OCR S3 (Statistics 3) 2009 June

1 A continuous random variable \(X\) has probability density function given by $$f ( x ) = \begin{cases} \frac { 2 x } { 5 } & 0 \leqslant x \leqslant 1
\frac { 2 } { 5 \sqrt { x } } & 1 < x \leqslant 4
0 & \text { otherwise } \end{cases}$$ Find

1. \(\mathrm { E } ( X )\),
2. \(\mathrm { P } ( X \geqslant \mathrm { E } ( X ) )\).

2 The number of bacteria in 1 ml of drug \(A\) has a Poisson distribution with mean 0.5. The number of the same bacteria in 1 ml of drug \(B\) has a Poisson distribution with mean 0.75 . A mixture of these drugs used to treat a particular disease consists of 1.4 ml of drug \(A\) and 1.2 ml of drug \(B\). Bacteria in the drugs will cause infection in a patient if 5 or more bacteria are injected.

1. Calculate the probability that, in a sample of 20 patients treated with the mixture, infection will occur in no more than one patient.
2. State an assumption required for the validity of the calculation.

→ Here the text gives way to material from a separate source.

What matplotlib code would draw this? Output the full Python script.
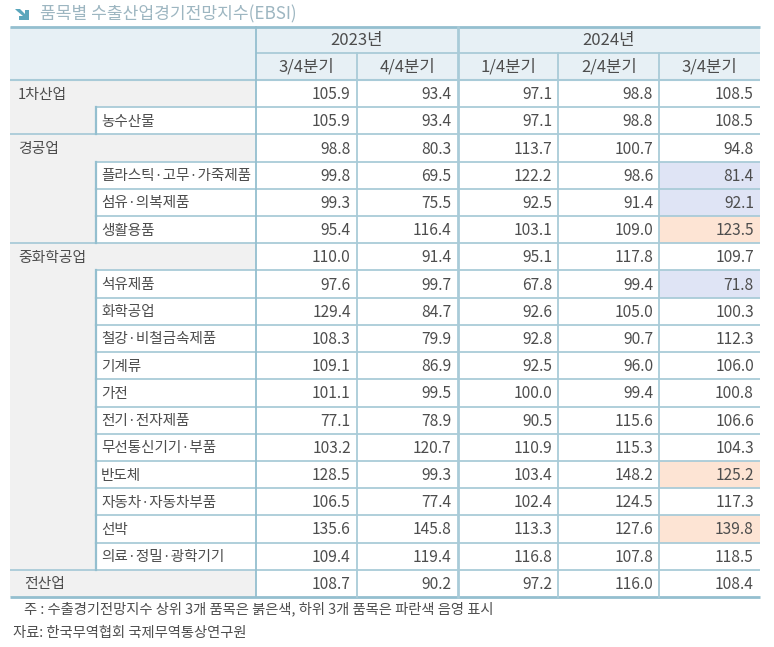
import matplotlib
matplotlib.use("Agg")
import matplotlib.pyplot as plt
from matplotlib.patches import Rectangle, Polygon

plt.rcParams['font.family'] = ['Noto Sans CJK KR', 'DejaVu Sans']

# ---------------- data ----------------
title = "품목별 수출산업경기전망지수(EBSI)"
years = ["2023년", "2024년"]
year_spans = [2, 3]
quarters = ["3/4분기", "4/4분기", "1/4분기", "2/4분기", "3/4분기"]

row_labels = ["1차산업", "농수산물", "경공업", "플라스틱·고무·가죽제품", "섬유·의복제품", "생활용품",
              "중화학공업", "석유제품", "화학공업", "철강·비철금속제품", "기계류", "가전",
              "전기·전자제품", "무선통신기기·부품", "반도체", "자동차·자동차부품", "선박",
              "의료·정밀·광학기기", "전산업"]
# 0 = sector, 1 = item, 2 = total
row_levels = [0, 1, 0, 1, 1, 1, 0, 1, 1, 1, 1, 1, 1, 1, 1, 1, 1, 1, 2]

q3_2023 = [105.9, 105.9, 98.8, 99.8, 99.3, 95.4, 110.0, 97.6, 129.4, 108.3, 109.1, 101.1, 77.1, 103.2, 128.5, 106.5, 135.6, 109.4, 108.7]
q4_2023 = [93.4, 93.4, 80.3, 69.5, 75.5, 116.4, 91.4, 99.7, 84.7, 79.9, 86.9, 99.5, 78.9, 120.7, 99.3, 77.4, 145.8, 119.4, 90.2]
q1_2024 = [97.1, 97.1, 113.7, 122.2, 92.5, 103.1, 95.1, 67.8, 92.6, 92.8, 92.5, 100.0, 90.5, 110.9, 103.4, 102.4, 113.3, 116.8, 97.2]
q2_2024 = [98.8, 98.8, 100.7, 98.6, 91.4, 109.0, 117.8, 99.4, 105.0, 90.7, 96.0, 99.4, 115.6, 115.3, 148.2, 124.5, 127.6, 107.8, 116.0]
q3_2024 = [108.5, 108.5, 94.8, 81.4, 92.1, 123.5, 109.7, 71.8, 100.3, 112.3, 106.0, 100.8, 106.6, 104.3, 125.2, 117.3, 139.8, 118.5, 108.4]
columns = [q3_2023, q4_2023, q1_2024, q2_2024, q3_2024]

note = "주 : 수출경기전망지수 상위 3개 품목은 붉은색, 하위 3개 품목은 파란색 음영 표시"
source = "자료: 한국무역협회 국제무역통상연구원"

# ---------------- layout ----------------
W, H = 774, 647
fig = plt.figure(figsize=(W / 100, H / 100), dpi=100)
ax = fig.add_axes([0, 0, 1, 1])
ax.set_xlim(0, W)
ax.set_ylim(H, 0)
ax.axis('off')

TXT = '#4d4d4d'
LINE = '#a9cbd8'
LINE_D = '#94bfcf'
HEAD_BG = '#e7f0f5'
GRAY_BG = '#f1f1f1'
HI_RED = '#fde4d4'
HI_BLUE = '#dfe4f5'

x_left, x_sub, x_data, x_right = 10, 96, 256, 760
col_w = (x_right - x_data) / len(quarters)
col_x = [x_data + i * col_w for i in range(len(quarters) + 1)]
y_top, y_mid, y_data = 27, 53, 80
n = len(row_labels)
row_h = (597 - y_data) / n
row_y = [y_data + i * row_h for i in range(n + 1)]

# title
arrow = Polygon([[15, 9], [20, 9], [25, 14], [25, 10], [29, 10], [29, 20], [19, 20],
                 [19, 16], [23, 16], [17, 11]], closed=True, color='#5aa6bc', lw=0)
ax.add_patch(arrow)
ax.text(40, 14, title, fontsize=12.3, color='#9db6c1', va='center', ha='left')

# header
ax.add_patch(Rectangle((x_left, y_top), x_right - x_left, y_data - y_top, color=HEAD_BG, lw=0))
ci = 0
for yr, sp in zip(years, year_spans):
    xa, xb = col_x[ci], col_x[ci + sp]
    ax.text((xa + xb) / 2, (y_top + y_mid) / 2 + 1, yr, fontsize=12, color=TXT, ha='center', va='center')
    ci += sp
for i, q in enumerate(quarters):
    ax.text((col_x[i] + col_x[i + 1]) / 2, (y_mid + y_data) / 2 + 1, q, fontsize=12, color=TXT,
            ha='center', va='center')

# highlight: top 3 / bottom 3 items in the latest quarter
item_idx = [i for i, lv in enumerate(row_levels) if lv == 1]
order = sorted(item_idx, key=lambda i: q3_2024[i])
low3, high3 = set(order[:3]), set(order[-3:])

for r, (lab, lv) in enumerate(zip(row_labels, row_levels)):
    y0, y1 = row_y[r], row_y[r + 1]
    yc = (y0 + y1) / 2 + 1
    if lv == 1:
        ax.add_patch(Rectangle((x_left, y0), x_sub - x_left, row_h, color=GRAY_BG, lw=0))
        ax.text(x_sub + 5, yc, lab, fontsize=10.5, color=TXT, ha='left', va='center')
    else:
        ax.add_patch(Rectangle((x_left, y0), x_data - x_left, row_h, color=GRAY_BG, lw=0))
        ax.text(x_left + (14 if lv == 2 else 8), yc, lab, fontsize=10.7, color=TXT, ha='left', va='center')
    for c, col in enumerate(columns):
        if c == len(columns) - 1 and r in high3:
            ax.add_patch(Rectangle((col_x[c], y0), col_w, row_h, color=HI_RED, lw=0))
        elif c == len(columns) - 1 and r in low3:
            ax.add_patch(Rectangle((col_x[c], y0), col_w, row_h, color=HI_BLUE, lw=0))
        ax.text(col_x[c + 1] - 6, yc, f"{col[r]:.1f}", fontsize=11.2, color=TXT, ha='right', va='center')

# grid lines
for r in range(1, n):
    xs = x_sub if row_levels[r] == 1 else x_left
    ax.plot([xs, x_right], [row_y[r], row_y[r]], color=LINE, lw=1.3, solid_capstyle='butt')
ax.plot([x_left, x_right], [y_data, y_data], color=LINE, lw=1.5, solid_capstyle='butt')
ax.plot([x_data, x_right], [y_mid, y_mid], color=LINE, lw=1.3, solid_capstyle='butt')
ax.plot([x_left, x_right], [y_top, y_top], color=LINE_D, lw=2, solid_capstyle='butt')
ax.plot([x_left, x_right], [row_y[-1], row_y[-1]], color=LINE_D, lw=2, solid_capstyle='butt')

# vertical lines
ax.plot([x_data, x_data], [y_top, row_y[-1]], color=LINE_D, lw=1.3)
ci = 0
for sp in year_spans[:-1]:
    ci += sp
    ax.plot([col_x[ci], col_x[ci]], [y_top, row_y[-1]], color=LINE, lw=2)
for i in range(1, len(quarters)):
    if i != year_spans[0]:
        ax.plot([col_x[i], col_x[i]], [y_mid, row_y[-1]], color=LINE, lw=1.3)
# item label separators
for r, lv in enumerate(row_levels):
    if lv == 1:
        ax.plot([x_sub, x_sub], [row_y[r], row_y[r + 1]], color=LINE_D, lw=1.6)

# notes
ax.text(24, 609, note, fontsize=10.3, color=TXT, ha='left', va='center')
ax.text(13, 633, source, fontsize=10.3, color=TXT, ha='left', va='center')

fig.savefig("out.png", dpi=100)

3 A machine produces circular metal discs whose radii have a normal distribution with mean \(\mu \mathrm { cm }\). A random sample of five discs is selected and their radii, in cm, are as follows. $$\begin{array} { l l l l l } 6.47 & 6.52 & 6.46 & 6.47 & 6.51 \end{array}$$

1. Calculate a \(95 \%\) confidence interval for \(\mu\).
2. Hence state a 95\% confidence interval for the mean circumference of a disc.

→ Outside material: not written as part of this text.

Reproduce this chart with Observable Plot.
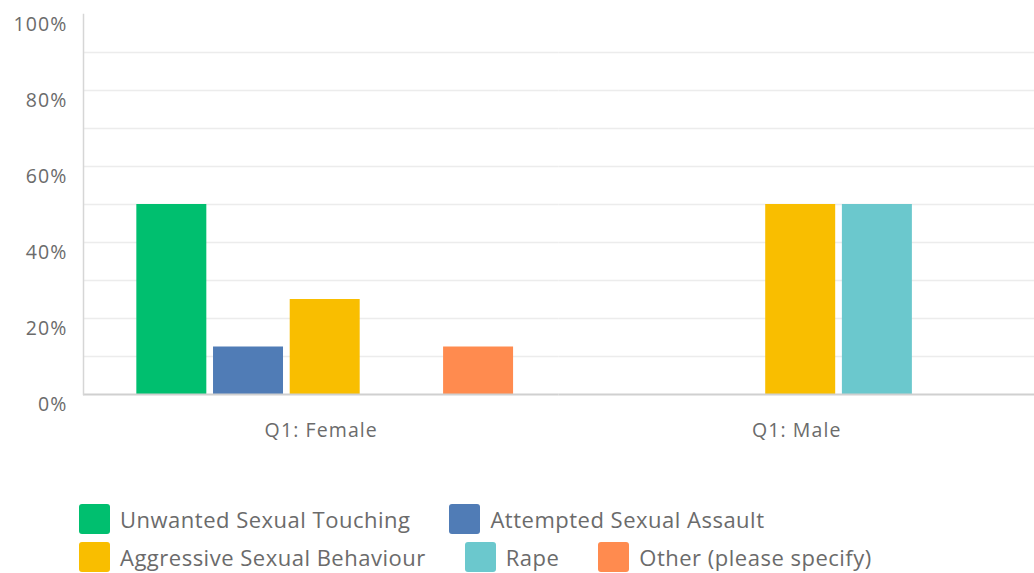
<!DOCTYPE html>
<html>
<head>
<meta charset="utf-8">
<script src="https://cdn.jsdelivr.net/npm/d3@7"></script>
<script src="https://cdn.jsdelivr.net/npm/@observablehq/plot@0.6"></script>
<style>
  html, body { margin: 0; padding: 0; background: #fff; }
  body { width: 1034px; height: 573px; overflow: hidden; font-family: "Open Sans", sans-serif; }
  #chart svg text { letter-spacing: 1.1px; }
  #legend { margin-top: 54px; padding-left: 79px; }
  .row { display: flex; align-items: center; height: 30px; margin-bottom: 8px; }
  .item { display: flex; align-items: center; margin-right: 39px; }
  .sw { width: 31px; height: 30px; border-radius: 3px; margin-right: 10px; }
  .lab { font-size: 22px; letter-spacing: 0.5px; color: #6b6b6b; white-space: nowrap; }
</style>
</head>
<body>
<div id="chart"></div>
<div id="legend"></div>
<script>
const groups = ["Q1: Female", "Q1: Male"];
const categories = [
  "Unwanted Sexual Touching",
  "Attempted Sexual Assault",
  "Aggressive Sexual Behaviour",
  "Rape",
  "Other (please specify)"
];
const colors = ["#00bf6f", "#507cb6", "#f9be00", "#6bc8cd", "#ff8b4f"];
const femaleValues = [50, 12.5, 25, 0, 12.5];
const maleValues = [0, 0, 50, 50, 0];
const yTicks = [0, 20, 40, 60, 80, 100];
const gridTicks = [10, 20, 30, 40, 50, 60, 70, 80, 90];
const legendRows = [[0, 1], [2, 3, 4]];

const data = [];
categories.forEach((c, i) => {
  data.push({group: groups[0], category: c, value: femaleValues[i]});
  data.push({group: groups[1], category: c, value: maleValues[i]});
});

const chart = Plot.plot({
  width: 1034,
  height: 450,
  marginLeft: 83,
  marginRight: 0,
  marginTop: 14,
  marginBottom: 56,
  style: {fontFamily: "'Open Sans', sans-serif", color: "#6b6b6b", background: "#fff"},
  fx: {domain: groups, paddingInner: 0, paddingOuter: 0, round: false, label: null},
  x: {domain: categories, paddingInner: 0.0874, paddingOuter: 0.644, align: 0.54, round: false, axis: null},
  y: {domain: [0, 100], axis: null, label: null},
  color: {domain: categories, range: colors},
  marks: [
    Plot.ruleY(gridTicks, {stroke: "#ececec", strokeWidth: 1.5}),
    Plot.barY(data.filter(d => d.value > 0), {fx: "group", x: "category", y: "value", fill: "category"}),
    Plot.ruleY([0], {stroke: "#d0d0d0", strokeWidth: 2}),
    Plot.frame({anchor: "left", facetAnchor: "left", stroke: "#d6d6d6", strokeWidth: 1.5}),
    Plot.axisY(yTicks, {tickSize: 0, tickPadding: 16, tickFormat: d => d + "%", dy: 10, fontSize: 19.5, fill: "#6b6b6b", label: null}),
    Plot.axisFx({anchor: "bottom", tickSize: 0, tickPadding: 29, fontSize: 19.5, fill: "#6b6b6b", label: null})
  ]
});
document.getElementById("chart").appendChild(chart);

const legend = document.getElementById("legend");
legendRows.forEach(row => {
  const r = document.createElement("div");
  r.className = "row";
  row.forEach(i => {
    const it = document.createElement("div");
    it.className = "item";
    const sw = document.createElement("div");
    sw.className = "sw";
    sw.style.background = colors[i];
    const lab = document.createElement("span");
    lab.className = "lab";
    lab.textContent = categories[i];
    it.appendChild(sw);
    it.appendChild(lab);
    r.appendChild(it);
  });
  legend.appendChild(r);
});
</script>
</body>
</html>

4 In order to compare the difficulty of two Su Doku puzzles, two random samples of 40 fans were selected. One sample was given Puzzle 1 and the other sample was given Puzzle 2. Of those given Puzzle 1, 24 could solve it within ten minutes. Of those given Puzzle 2, 15 could solve it within ten minutes.

1. Using proportions, test at the \(5 \%\) significance level whether there is a difference in the standard of difficulty of the two puzzles.
2. The setter believed that Puzzle 2 was more difficult than Puzzle 1. Obtain the smallest significance level at which this belief is supported.

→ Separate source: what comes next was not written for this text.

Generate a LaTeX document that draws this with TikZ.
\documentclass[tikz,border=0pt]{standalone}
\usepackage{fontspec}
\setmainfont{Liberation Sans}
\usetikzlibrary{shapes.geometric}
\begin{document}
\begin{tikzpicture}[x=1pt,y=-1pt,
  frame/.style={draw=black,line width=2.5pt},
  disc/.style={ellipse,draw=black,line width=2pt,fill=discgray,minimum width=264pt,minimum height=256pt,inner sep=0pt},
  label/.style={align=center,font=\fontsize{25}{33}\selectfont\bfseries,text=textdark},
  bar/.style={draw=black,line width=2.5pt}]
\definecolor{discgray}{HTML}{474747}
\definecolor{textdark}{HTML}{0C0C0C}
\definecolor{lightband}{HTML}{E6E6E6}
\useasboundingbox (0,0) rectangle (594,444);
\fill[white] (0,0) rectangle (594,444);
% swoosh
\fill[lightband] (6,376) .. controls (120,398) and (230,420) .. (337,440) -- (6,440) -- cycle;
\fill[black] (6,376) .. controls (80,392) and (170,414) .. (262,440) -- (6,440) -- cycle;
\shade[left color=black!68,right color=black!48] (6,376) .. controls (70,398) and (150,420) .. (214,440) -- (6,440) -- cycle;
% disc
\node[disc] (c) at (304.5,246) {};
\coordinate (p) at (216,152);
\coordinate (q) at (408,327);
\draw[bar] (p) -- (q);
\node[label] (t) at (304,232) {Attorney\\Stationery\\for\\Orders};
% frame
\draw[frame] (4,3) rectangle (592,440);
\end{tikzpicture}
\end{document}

5 Each person in a random sample of 15 men and 17 women from a university campus was asked how many days in a month they took exercise. The numbers of days for men and women, \(x _ { M }\) and \(x _ { W }\) respectively, are summarised by $$\Sigma x _ { M } = 221 , \quad \Sigma x _ { M } ^ { 2 } = 3992 , \quad \Sigma x _ { W } = 276 , \quad \Sigma x _ { W } ^ { 2 } = 5538 .$$

1. State conditions for the validity of a suitable test of the difference in the mean numbers of days for men and women on the campus.
2. Given that these conditions hold, carry out the test at the \(5 \%\) significance level.
3. If in fact the random sample was drawn entirely from the university Mathematics Department, state with a reason whether the validity of the test is in doubt.

6 The function \(\mathrm { F } ( t )\) is defined as follows. $$\mathrm { F } ( t ) = \begin{cases} 0 & t < 0
\sin ^ { 4 } t & 0 \leqslant t \leqslant \frac { 1 } { 2 } \pi
1 & t > \frac { 1 } { 2 } \pi \end{cases}$$

1. Verify that F is a (cumulative) distribution function. The continuous random variable \(T\) has (cumulative) distribution function \(\mathrm { F } ( t )\).
2. Find the lower quartile of \(T\).
3. Find the (cumulative) distribution function of \(Y\), where \(Y = \sin T\), and obtain the probability density function of \(Y\).
4. Find the expected value of \(\frac { 1 } { Y ^ { 3 } + 2 Y ^ { 4 } }\).

7 In 1761, James Short took measurements of the parallax of the sun based on the transit of Venus. The mean and standard deviation of a random sample of 50 of these measurements are 8.592 and 0.7534 respectively, in suitable units.

1. Show that if \(X \sim \mathrm {~N} \left( 8.592,0.7534 ^ { 2 } \right)\), then $$\mathrm { P } ( X \leqslant 8.084 ) = \mathrm { P } ( 8.084 < X \leqslant 8.592 ) = \mathrm { P } ( 8.592 < X \leqslant 9.100 ) = \mathrm { P } ( X > 9.100 ) = 0.25 \text {. }$$ The following table summarises the 50 measurements using these intervals.

   Measurement \(( x )\)	\(x \leqslant 8.084\)	\(8.084 < x \leqslant 8.592\)	\(8.592 < x \leqslant 9.100\)	\(x > 9.100\)
   Frequency	8	22	11	9

2. Carry out a test, at the \(\frac { 1 } { 2 } \%\) significance level, of whether a normal distribution fits the data.
3. Obtain a 99\% confidence interval for the mean of all similar parallax measurements.